• **TASK DETAILS**
Only the lines from the line containing "Generate a LaTeX" through the line containing "(testing) at (1028.75,56.5)" should be reproduced, please, with no pictures.
--- Start of EXTRACTED INFORMATION ---
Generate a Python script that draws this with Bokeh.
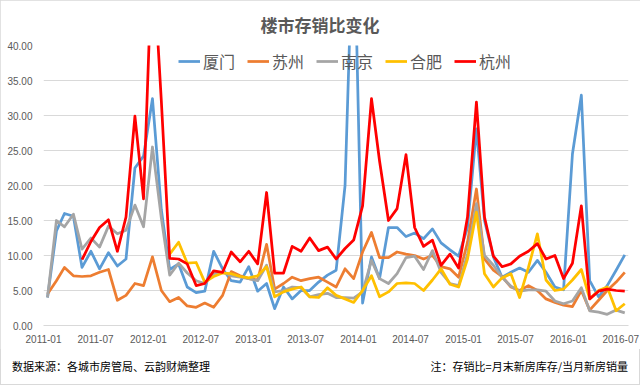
--- End of EXTRACTED INFORMATION ---
--- Start of EXTRACTED INFORMATION ---
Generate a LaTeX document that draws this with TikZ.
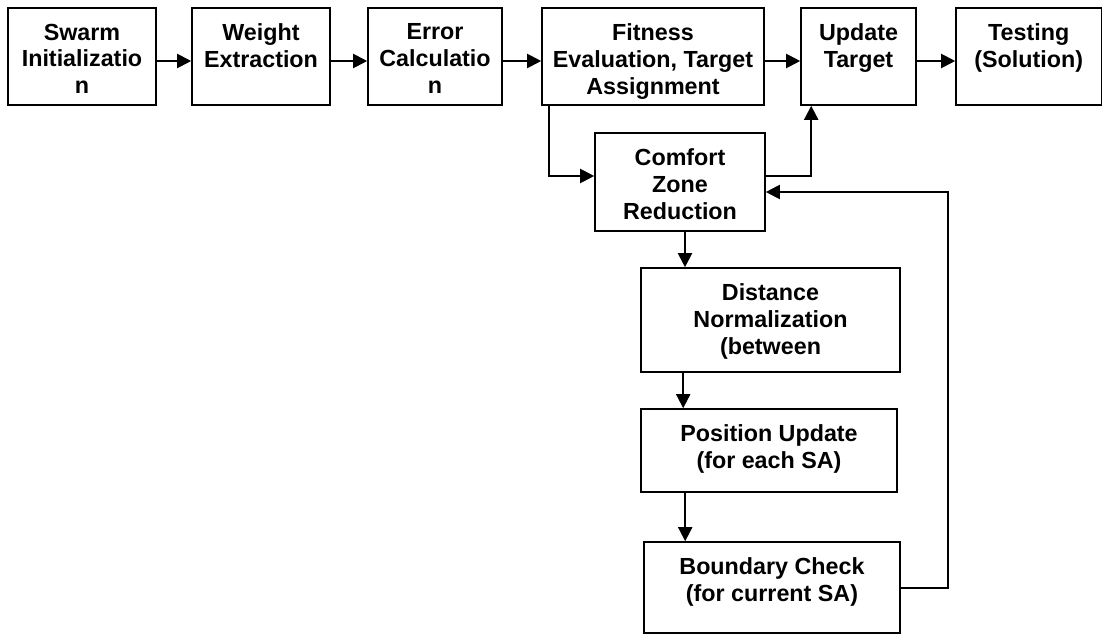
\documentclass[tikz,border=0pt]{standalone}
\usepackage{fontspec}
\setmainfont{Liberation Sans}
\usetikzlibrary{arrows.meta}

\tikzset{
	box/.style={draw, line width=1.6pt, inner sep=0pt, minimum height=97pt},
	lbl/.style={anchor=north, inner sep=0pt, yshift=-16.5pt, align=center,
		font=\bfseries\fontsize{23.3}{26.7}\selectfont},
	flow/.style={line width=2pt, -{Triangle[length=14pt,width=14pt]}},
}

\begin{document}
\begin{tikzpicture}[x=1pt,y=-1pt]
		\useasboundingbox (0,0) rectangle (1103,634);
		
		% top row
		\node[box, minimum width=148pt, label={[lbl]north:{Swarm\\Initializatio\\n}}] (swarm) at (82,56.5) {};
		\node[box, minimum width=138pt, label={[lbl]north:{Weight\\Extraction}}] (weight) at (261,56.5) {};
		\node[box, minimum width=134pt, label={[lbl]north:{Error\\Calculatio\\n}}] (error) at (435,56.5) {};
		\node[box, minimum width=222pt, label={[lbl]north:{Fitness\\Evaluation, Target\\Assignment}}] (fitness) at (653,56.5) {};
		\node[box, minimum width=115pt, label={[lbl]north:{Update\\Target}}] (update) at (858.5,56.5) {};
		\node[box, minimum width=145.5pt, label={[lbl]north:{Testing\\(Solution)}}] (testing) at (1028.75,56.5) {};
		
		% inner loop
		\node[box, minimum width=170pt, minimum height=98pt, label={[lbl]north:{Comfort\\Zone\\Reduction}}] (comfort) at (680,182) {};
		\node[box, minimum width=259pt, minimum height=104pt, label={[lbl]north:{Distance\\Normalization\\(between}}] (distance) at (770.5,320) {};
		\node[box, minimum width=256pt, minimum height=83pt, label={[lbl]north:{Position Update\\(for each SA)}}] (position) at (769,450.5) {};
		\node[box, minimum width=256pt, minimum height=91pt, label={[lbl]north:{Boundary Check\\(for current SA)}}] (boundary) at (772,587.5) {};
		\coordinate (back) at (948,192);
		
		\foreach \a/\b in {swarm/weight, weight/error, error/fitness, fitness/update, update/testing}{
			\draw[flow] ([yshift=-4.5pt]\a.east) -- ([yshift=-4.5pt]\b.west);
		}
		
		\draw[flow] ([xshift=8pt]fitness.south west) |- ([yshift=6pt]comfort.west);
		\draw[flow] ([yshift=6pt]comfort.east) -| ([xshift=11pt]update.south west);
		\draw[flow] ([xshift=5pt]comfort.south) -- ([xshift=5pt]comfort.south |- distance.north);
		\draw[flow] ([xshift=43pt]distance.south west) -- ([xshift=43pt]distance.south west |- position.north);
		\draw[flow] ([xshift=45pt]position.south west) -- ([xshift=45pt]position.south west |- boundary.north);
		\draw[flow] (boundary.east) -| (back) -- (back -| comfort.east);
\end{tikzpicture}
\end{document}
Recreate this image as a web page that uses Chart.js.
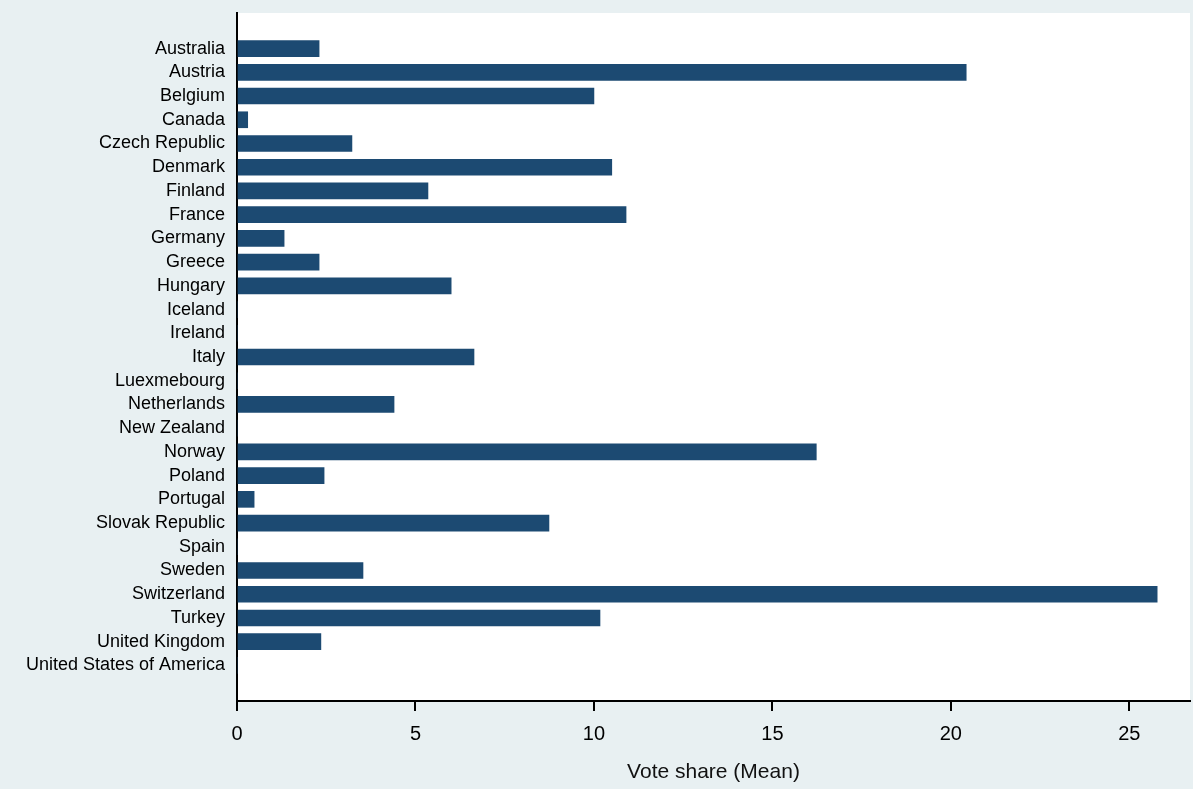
--- End of EXTRACTED INFORMATION ---
• **FINAL ANSWER**
Generate a LaTeX document that draws this with TikZ.
\documentclass[tikz,border=0pt]{standalone}
\usepackage{fontspec}
\setmainfont{Liberation Sans}
\usetikzlibrary{arrows.meta}

\tikzset{
	box/.style={draw, line width=1.6pt, inner sep=0pt, minimum height=97pt},
	lbl/.style={anchor=north, inner sep=0pt, yshift=-16.5pt, align=center,
		font=\bfseries\fontsize{23.3}{26.7}\selectfont},
	flow/.style={line width=2pt, -{Triangle[length=14pt,width=14pt]}},
}

\begin{document}
\begin{tikzpicture}[x=1pt,y=-1pt]
		\useasboundingbox (0,0) rectangle (1103,634);
		
		% top row
		\node[box, minimum width=148pt, label={[lbl]north:{Swarm\\Initializatio\\n}}] (swarm) at (82,56.5) {};
		\node[box, minimum width=138pt, label={[lbl]north:{Weight\\Extraction}}] (weight) at (261,56.5) {};
		\node[box, minimum width=134pt, label={[lbl]north:{Error\\Calculatio\\n}}] (error) at (435,56.5) {};
		\node[box, minimum width=222pt, label={[lbl]north:{Fitness\\Evaluation, Target\\Assignment}}] (fitness) at (653,56.5) {};
		\node[box, minimum width=115pt, label={[lbl]north:{Update\\Target}}] (update) at (858.5,56.5) {};
		\node[box, minimum width=145.5pt, label={[lbl]north:{Testing\\(Solution)}}] (testing) at (1028.75,56.5) {};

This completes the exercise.